For all of the foregoing reasons, Plaintiff’s Motion to Reconsider Summary Judgment
Order (doc. 119) is denied.10
DONE and ORDERED this 28th day of October, 2016.
s/ WILLIAM H. STEELE
CHIEF UNITED STATES DISTRICT JUDGE
9
What appears to be missing here is any evidence, any indication, any reason to
believe that Sears or its architect would have changed the design of the store, eliminated the open
atrium concept, or installed safety devices to protect against falls over handrails if only Schindler
had sounded the alarm when the escalator was installed. Plaintiff posits that “Sears was lulled by
Schindler into believing that it had chosen a safe design” (doc. 134, at 6), but identifies not a
scrap of evidence that might support such a conclusion.

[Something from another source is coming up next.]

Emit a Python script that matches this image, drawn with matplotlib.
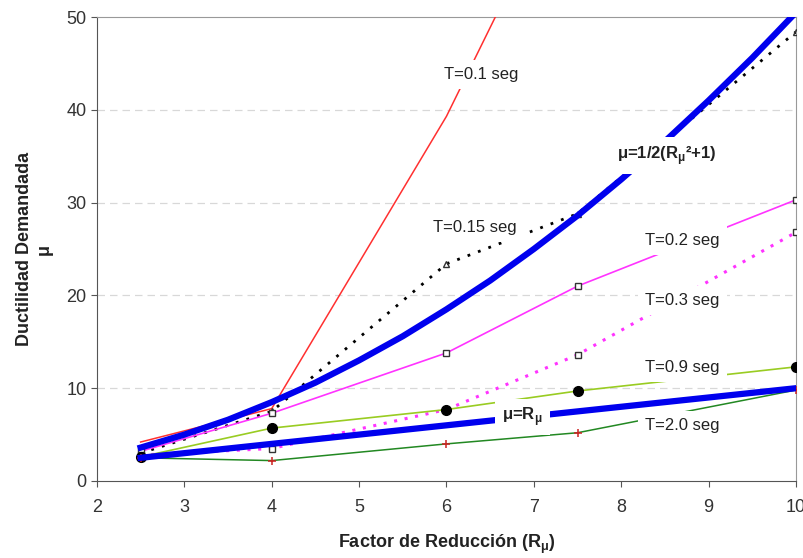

On such a nonexistent showing, it would
amount to impermissible speculation for the jury to credit this theory of liability at trial.
10
In the alternative to allowing her to pursue a claim against Schindler for failing to
warn Sears in 1996-1997 of the risk of falls from the subject escalator, Kirksey asks that the
Court enter a finding, pursuant to doctrines of law of the case or direct estoppel, that Sears is
barred from contesting at trial its knowledge of the history of falls, the risk or danger of falls, or
the need for guarding. The Court declines this invitation. The cited doctrines have no
application here because (i) the undersigned has never made a definitive finding on the disputed
factual question of the state of Sears’ knowledge at any particular time; (ii) Sears has made no
representations or arguments to this Court that would operate to estop it from contesting
knowledge of the risk of falls at the relevant times; and (iii) as addressed supra, there were
multiple valid grounds for granting summary judgment on the failure-to-warn claim separate and
apart from what Sears may have known and what plaintiff inaccurately terms “the Court’s
summary judgment finding of Sears’ knowledge” (doc. 120, at 2).